No, they had instant mashed potatoes that came out of a box. A lot of dehydrated stuff that uh, that could be kept, a lot of stuff, and the fresh food didn't last very long because it was too hot and it had so far to transport that it wouldn't keep. So if it came out of a can or a box that was pretty much it. Occasionally you got, occasionally you got, you know, later on you got some beef, but it wasn't, it wasn't the best, but it was all right.

David Rebinski:

The friends that you made, did they like, did they have the same job you did, or did they have different things that they did or... ?

Richard Wolfe:

My closest friend had the same job. Other companies that we were associated with, you met other people that had different jobs.

David Rebinski:

How did you like come together to meet them?

Richard Wolfe:

Well, uh...

David Rebinski:

Did you all like gather up in a big ol--, one of those planes or something?

Richard Wolfe:

Well, actually when you work in different areas you go to different, like in the mess hall, you meet people, and they had one tent set up were you would go for like ah, to relax a little bit and you meet a lot of people there.

David Rebinski:

Was there any like, ah, earthquakes or floods?

Richard Wolfe:

A lot of rain. They had what they called the Monsoon Season. And ah, you could almost set your watch by what time it was going to start raining. It rained so hard that, that you couldn't see your hand in front of your face, and ten minutes after it rained the ground would be, the ground would be dry as dust, it was that hot.

David Rebinski:

So, it would be like it never rained?

Richard Wolfe:

In the Monsoon Season it rained for about four months. Everyday.
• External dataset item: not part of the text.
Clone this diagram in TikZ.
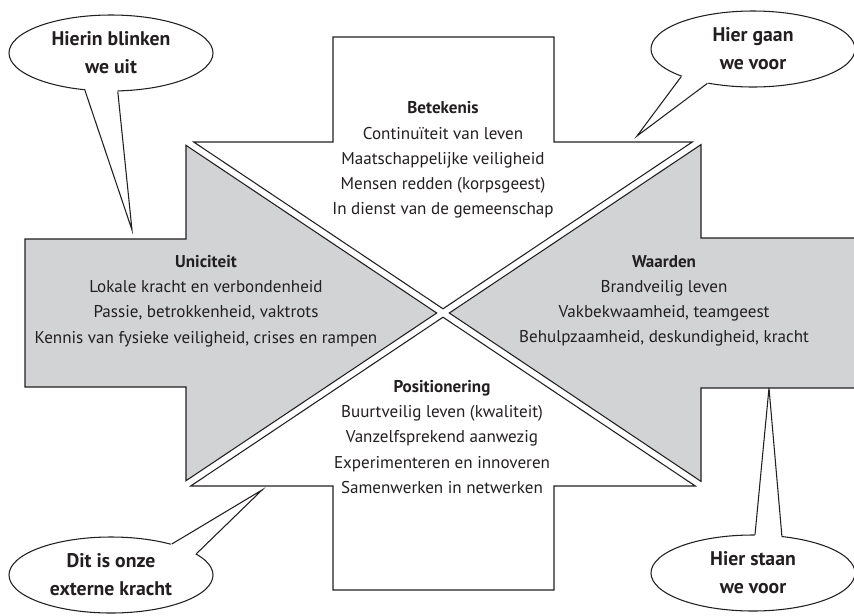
\documentclass[tikz,border=0pt]{standalone}
\usepackage{fontspec}
\setmainfont{PT Sans}
\usetikzlibrary{shapes.geometric,calc}
\definecolor{clArrow}{HTML}{D1D3D4}
\definecolor{clInk}{HTML}{231F20}
\tikzset{
  block/.style={draw=clInk, line width=0.8pt, line join=miter},
  whiteblock/.style={block, fill=white},
  greyblock/.style={block, fill=clArrow},
  blocktext/.style={align=center, text=clInk, inner sep=0pt,
                    font=\fontsize{12.8}{18.9}\selectfont},
  bubble/.style={ellipse, draw=clInk, fill=white, line width=0.8pt, inner sep=0pt,
                 minimum width=153pt, minimum height=57pt, align=center, text=clInk,
                 font=\bfseries\fontsize{14.8}{21}\selectfont},
  tail/.style={draw=clInk, line width=0.8pt, line join=miter},
}
% tail of a speech bubble: bubble node, tip, two border angles
\newcommand{\bubbletail}[4]{
  \fill[white] (#1.#3) -- (#2) -- (#1.#4) -- ($(#1.center)!0.85!(#1.#4)$)
    -- ($(#1.center)!0.85!(#1.#3)$) -- cycle;
  \draw[tail] (#1.#3) -- (#2) -- (#1.#4);
}

\begin{document}
\begin{tikzpicture}[x=0.75pt, y=-0.75pt]
  \useasboundingbox (0,0) rectangle (854,615);
  % four arrows pointing at the middle
  \draw[whiteblock] (333,37) -- (554,37) -- (554,142) -- (692.3,142) -- (443,308.8)
    -- (193.7,142) -- (333,142) -- cycle;
  \draw[whiteblock] (333,590) -- (554,590) -- (554,486) -- (695.3,486) -- (443,317.2)
    -- (190.7,486) -- (333,486) -- cycle;
  \draw[greyblock] (25,239) -- (186,239) -- (186,145.3) -- (436.7,313) -- (186,480.7)
    -- (186,387) -- (25,387) -- cycle;
  \draw[greyblock] (880,238) -- (701,238) -- (701,144.6) -- (449.3,313) -- (701,481.4)
    -- (701,388) -- (880,388) -- cycle;

  \node[blocktext] (betekenis) at (443,160) {\textbf{Betekenis}\\Continuïteit van leven\\
    Maatschappelijke veiligheid\\Mensen redden (korpsgeest)\\In dienst van de gemeenschap};
  \node[blocktext] (uniciteit) at (206,301) {\textbf{Uniciteit}\\Lokale kracht en verbondenheid\\
    Passie, betrokkenheid, vaktrots\\Kennis van fysieke veiligheid, crises en rampen};
  \node[blocktext] (waarden) at (664,301) {\textbf{Waarden}\\Brandveilig leven\\
    Vakbekwaamheid, teamgeest\\Behulpzaamheid, deskundigheid, kracht};
  \node[blocktext] (positionering) at (442,437) {\textbf{Positionering}\\Buurtveilig leven (kwaliteit)\\
    Vanzelfsprekend aanwezig\\Experimenteren en innoveren\\Samenwerken in netwerken};

  % speech bubbles
  \node[bubble] (hb1) at (111,53) {Hierin blinken\\we uit};
  \node[bubble] (hb2) at (753,49) {Hier gaan\\we voor};
  \node[bubble] (hb3) at (111,575) {Dit is onze\\externe kracht};
  \node[bubble] (hb4) at (753,573) {Hier staan\\we voor};
  \coordinate (t1) at (132,230);
  \coordinate (t2) at (637,136);
  \coordinate (t3) at (262,490);
  \coordinate (t4) at (769,388);
  \bubbletail{hb1}{t1}{235}{280}
  \bubbletail{hb2}{t2}{201}{217}
  \bubbletail{hb3}{t3}{27}{14}
  \bubbletail{hb4}{t4}{87}{52}
\end{tikzpicture}
\end{document}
It always rained at the same time everyday.

David Rebinski:

So did you like work around that period.

Richard Wolfe:

Oh yeah, yeah.

David Rebinski:

Took a lot of mud baths.

Richard Wolfe:

A lot of mud baths!

David Rebinski:

All right. Do you have anything that, any stories or anything to share that you would like to share? Anything you can think of?

Richard Wolfe:

I'm trying to think. No I don't think, I think you about covered everything.